◆ EXERCISE AIM: Give again, word for word, the lines below that run from the line with "Emit a Python" through the line with "from matplotlib.ticker import". Drop the pictures.

◆ RECORDED INFORMATION:
——————

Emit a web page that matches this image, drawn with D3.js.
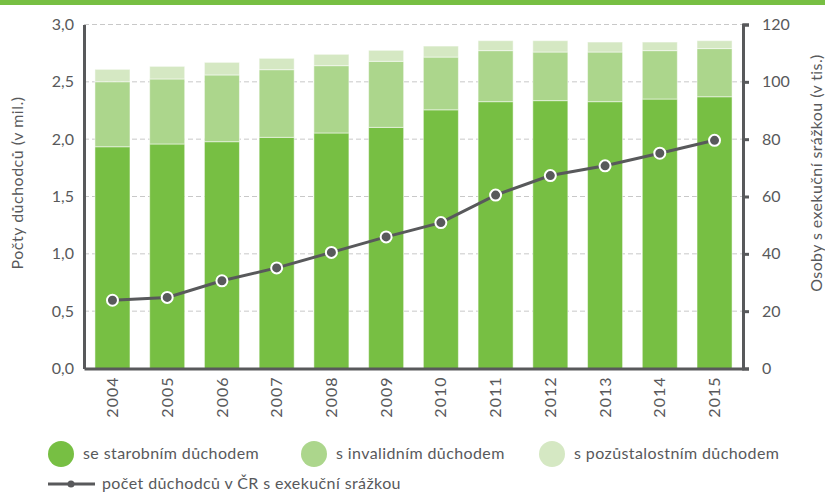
<!DOCTYPE html>
<html>
<head>
<meta charset="utf-8">
<script src="https://cdn.jsdelivr.net/npm/d3@7"></script>
<style>
  body { margin: 0; background: #fff; }
  text { font-family: "Lato", sans-serif; fill: #58595b; }
</style>
</head>
<body>
<div id="chart"></div>
<script>
const years = [2004, 2005, 2006, 2007, 2008, 2009, 2010, 2011, 2012, 2013, 2014, 2015];
// millions of pensioners by type
const starobni = [1.934, 1.958, 1.978, 2.016, 2.054, 2.103, 2.256, 2.327, 2.336, 2.327, 2.350, 2.370];
const invalidni = [0.567, 0.567, 0.582, 0.590, 0.587, 0.576, 0.460, 0.445, 0.424, 0.433, 0.422, 0.420];
const pozustalostni = [0.108, 0.110, 0.110, 0.099, 0.099, 0.096, 0.096, 0.087, 0.099, 0.087, 0.075, 0.069];
// thousands with an execution deduction
const exekuce = [23.8, 24.8, 30.6, 35.1, 40.5, 45.9, 50.9, 60.5, 67.3, 70.7, 75.1, 79.6];

const leftTicks = [0, 0.5, 1, 1.5, 2, 2.5, 3];
const rightTicks = [0, 20, 40, 60, 80, 100, 120];

const seriesNames = ["se starobním důchodem", "s invalidním důchodem", "s pozůstalostním důchodem"];
const lineName = "počet důchodců v ČR s exekuční srážkou";
const colors = ["#77bf43", "#acd68c", "#d5e8c3"];
const grey = "#58595b";

const W = 825, H = 493;
const plotL = 84, plotR = 743, plotT = 24.5, plotB = 368.5;

const svg = d3.select("#chart").append("svg")
    .attr("width", W).attr("height", H);

// top band
svg.append("rect").attr("x", 0).attr("y", 0).attr("width", W).attr("height", 5)
    .attr("fill", "#77bf43");

const x = d3.scaleBand().domain(years).range([plotL, plotR])
    .paddingInner(0.36).paddingOuter(0.2);
const y = d3.scaleLinear().domain([0, 3]).range([plotB, plotT]);
const y2 = d3.scaleLinear().domain([0, 120]).range([plotB, plotT]);

// grid
svg.append("g").selectAll("line").data(leftTicks.slice(1)).enter().append("line")
    .attr("x1", plotL).attr("x2", plotR)
    .attr("y1", d => y(d)).attr("y2", d => y(d))
    .attr("stroke", "#c8c8c8").attr("stroke-width", 1)
    .attr("stroke-dasharray", "5,3");

// stacked bars
const table = years.map((yr, i) => ({year: yr, a: starobni[i], b: invalidni[i], c: pozustalostni[i]}));
const stack = d3.stack().keys(["a", "b", "c"])(table);

svg.append("g").selectAll("g").data(stack).enter().append("g")
    .attr("fill", (d, i) => colors[i])
  .selectAll("rect").data(d => d).enter().append("rect")
    .attr("x", d => x(d.data.year))
    .attr("width", x.bandwidth())
    .attr("y", d => y(d[1]))
    .attr("height", d => y(d[0]) - y(d[1]))
    .attr("stroke", "#fff").attr("stroke-opacity", 0.5).attr("stroke-width", 1);

// left axis
const axL = svg.append("g").attr("transform", "translate(" + plotL + ",0)")
    .call(d3.axisLeft(y).tickValues(leftTicks).tickSize(0).tickPadding(10)
      .tickFormat(d => d3.format(".1f")(d).replace(".", ",")));
axL.select(".domain").attr("stroke", grey).attr("stroke-width", 3);
axL.selectAll("text").style("font-size", "16px").attr("fill", grey);

// right axis
const axR = svg.append("g").attr("transform", "translate(" + plotR + ",0)")
    .call(d3.axisRight(y2).tickValues(rightTicks).tickSize(6).tickSizeOuter(6).tickPadding(13));
axR.select(".domain").attr("stroke", grey).attr("stroke-width", 3);
axR.selectAll(".tick line").attr("stroke", grey).attr("stroke-width", 3);
axR.selectAll("text").style("font-size", "16px").attr("fill", grey);

// bottom axis
const axB = svg.append("g").attr("transform", "translate(0," + plotB + ")")
    .call(d3.axisBottom(x).tickSize(0).tickSizeOuter(0));
axB.select(".domain").attr("stroke", grey).attr("stroke-width", 3);
axB.selectAll("text")
    .style("font-size", "16px").style("letter-spacing", "1px").attr("fill", grey)
    .attr("text-anchor", "end")
    .attr("dy", "0.35em")
    .attr("transform", "translate(0,8) rotate(-90)")
    .attr("x", 0).attr("y", 0);

// line
const line = d3.line().x((d, i) => x(years[i]) + x.bandwidth() / 2).y(d => y2(d));
svg.append("path").datum(exekuce).attr("d", line)
    .attr("fill", "none").attr("stroke", grey).attr("stroke-width", 3);
svg.append("g").selectAll("circle").data(exekuce).enter().append("circle")
    .attr("cx", (d, i) => x(years[i]) + x.bandwidth() / 2)
    .attr("cy", d => y2(d))
    .attr("r", 5.5)
    .attr("fill", grey).attr("stroke", "#fff").attr("stroke-width", 2);

// axis titles
svg.append("text")
    .attr("transform", "translate(23,183) rotate(-90)")
    .attr("text-anchor", "middle")
    .style("font-size", "16px").style("letter-spacing", "0.5px")
    .text("Počty důchodců (v mil.)");
svg.append("text")
    .attr("transform", "translate(822,173) rotate(-90)")
    .attr("text-anchor", "middle")
    .style("font-size", "16px").style("letter-spacing", "0.4px")
    .text("Osoby s exekuční srážkou (v tis.)");

// legend
const legX = [61, 314, 552];
const leg = svg.append("g");
seriesNames.forEach((name, i) => {
  leg.append("circle").attr("cx", legX[i]).attr("cy", 454).attr("r", 13).attr("fill", colors[i]);
  leg.append("text").attr("x", legX[i] + 22).attr("y", 459)
      .style("font-size", "16px").style("letter-spacing", "0.4px").text(name);
});
leg.append("line").attr("x1", 48).attr("x2", 95).attr("y1", 484).attr("y2", 484)
    .attr("stroke", grey).attr("stroke-width", 3);
leg.append("circle").attr("cx", 71).attr("cy", 484).attr("r", 3.5).attr("fill", grey);
leg.append("text").attr("x", 102).attr("y", 489)
    .style("font-size", "16px").style("letter-spacing", "0.4px").text(lineName);
</script>
</body>
</html>
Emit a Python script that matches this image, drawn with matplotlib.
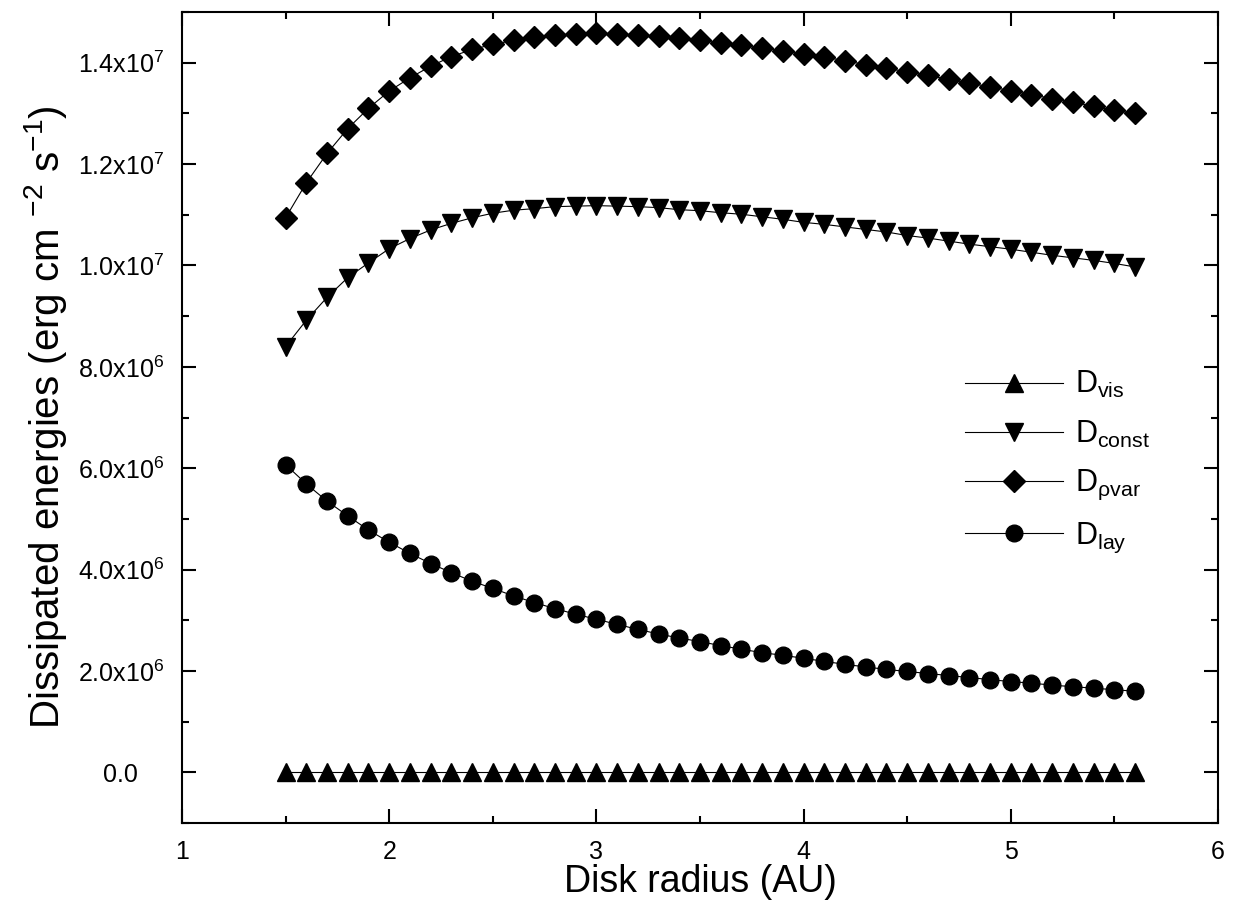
import matplotlib
matplotlib.use('Agg')
import matplotlib.pyplot as plt
from matplotlib.ticker import MultipleLocator, FuncFormatter

# disk radius (AU)
radius = [1.5, 1.6, 1.7, 1.8, 1.9, 2.0, 2.1, 2.2, 2.3, 2.4, 2.5, 2.6, 2.7, 2.8,
          2.9, 3.0, 3.1, 3.2, 3.3, 3.4, 3.5, 3.6, 3.7, 3.8, 3.9, 4.0, 4.1, 4.2,
          4.3, 4.4, 4.5, 4.6, 4.7, 4.8, 4.9, 5.0, 5.1, 5.2, 5.3, 5.4, 5.5, 5.6]

# dissipated energies, units of 1e6 erg cm^-2 s^-1
d_vis = [0.0, 0.0, 0.0, 0.0, 0.0, 0.0, 0.0, 0.0, 0.0, 0.0, 0.0, 0.0, 0.0, 0.0,
         0.0, 0.0, 0.0, 0.0, 0.0, 0.0, 0.0, 0.0, 0.0, 0.0, 0.0, 0.0, 0.0, 0.0,
         0.0, 0.0, 0.0, 0.0, 0.0, 0.0, 0.0, 0.0, 0.0, 0.0, 0.0, 0.0, 0.0, 0.0]
d_const = [8.40, 8.92, 9.37, 9.76, 10.05, 10.33, 10.53, 10.70, 10.83, 10.94,
           11.03, 11.09, 11.12, 11.16, 11.17, 11.18, 11.17, 11.16, 11.14, 11.10,
           11.08, 11.04, 11.01, 10.96, 10.91, 10.85, 10.81, 10.76, 10.71, 10.66,
           10.59, 10.54, 10.48, 10.42, 10.37, 10.32, 10.26, 10.20, 10.15, 10.10,
           10.04, 9.97]
d_rhovar = [10.94, 11.63, 12.21, 12.70, 13.10, 13.44, 13.70, 13.93, 14.12, 14.26,
            14.36, 14.44, 14.51, 14.54, 14.57, 14.58, 14.56, 14.54, 14.52, 14.49,
            14.44, 14.39, 14.34, 14.29, 14.23, 14.17, 14.11, 14.04, 13.96, 13.89,
            13.82, 13.75, 13.67, 13.60, 13.52, 13.45, 13.37, 13.29, 13.22, 13.14,
            13.06, 13.00]
d_lay = [6.07, 5.69, 5.35, 5.06, 4.78, 4.54, 4.32, 4.12, 3.94, 3.77, 3.63, 3.48,
         3.35, 3.23, 3.12, 3.02, 2.92, 2.82, 2.73, 2.65, 2.58, 2.50, 2.43, 2.36,
         2.31, 2.25, 2.19, 2.13, 2.08, 2.03, 1.99, 1.95, 1.91, 1.87, 1.83, 1.79,
         1.76, 1.72, 1.69, 1.66, 1.63, 1.60]

labels = [r'D$_{\mathrm{vis}}$', r'D$_{\mathrm{const}}$',
          r'D$_{\mathrm{\rho var}}$', r'D$_{\mathrm{lay}}$']

plt.rcParams['font.family'] = ['Liberation Sans', 'DejaVu Sans']
plt.rcParams['mathtext.fontset'] = 'custom'
plt.rcParams['mathtext.rm'] = 'Liberation Sans'
plt.rcParams['mathtext.it'] = 'Liberation Sans'
plt.rcParams['mathtext.default'] = 'regular'


def sci_label(v, pos):
    if abs(v) < 1:
        return '0.0'
    exp = 0
    m = v
    while abs(m) >= 10:
        m /= 10
        exp += 1
    return '%.1fx10$^{%d}$' % (m, exp)


fig = plt.figure(figsize=(12.34, 9.15), dpi=100)
ax = fig.add_axes([0.1475, 0.1005, 0.8395, 0.8864])

scale = 1e6
series = [(d_vis, '^', 13), (d_const, 'v', 13), (d_rhovar, 'D', 11), (d_lay, 'o', 12)]
for (vals, mk, ms), lab in zip(series, labels):
    ax.plot(radius, [v * scale for v in vals], color='black', lw=0.8,
            marker=mk, ms=ms, mfc='black', mec='black', label=lab)

ax.set_xlim(1, 6)
ax.set_ylim(-1e6, 1.5e7)
ax.xaxis.set_major_locator(MultipleLocator(1))
ax.xaxis.set_minor_locator(MultipleLocator(0.5))
ax.yaxis.set_major_locator(MultipleLocator(2e6))
ax.yaxis.set_minor_locator(MultipleLocator(1e6))
ax.yaxis.set_major_formatter(FuncFormatter(sci_label))

ax.tick_params(which='both', direction='in', top=True, right=True, width=1.5)
ax.tick_params(which='major', length=10)
ax.tick_params(which='minor', length=5)
ax.tick_params(axis='x', labelsize=18, pad=12)
ax.tick_params(axis='y', labelsize=18, pad=44)
for t in ax.get_yticklabels():
    t.set_ha('center')
for sp in ax.spines.values():
    sp.set_linewidth(1.5)

ax.set_xlabel('Disk radius (AU)', fontsize=27, labelpad=0)
ax.set_ylabel(r'Dissipated energies (erg cm $^{-2}$ s$^{-1}$)', fontsize=29,
              labelpad=6)

ax.legend(loc='center left', bbox_to_anchor=(0.756, 0.445), frameon=False,
          fontsize=22, handlelength=3.2, handletextpad=0.4, labelspacing=0.6,
          borderpad=0, borderaxespad=0)

fig.savefig('out.png', dpi=100)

——————

◆ RESPONSE BELOW:
Emit a Python script that matches this image, drawn with matplotlib.
import matplotlib
matplotlib.use('Agg')
import matplotlib.pyplot as plt
from matplotlib.ticker import MultipleLocator, FuncFormatter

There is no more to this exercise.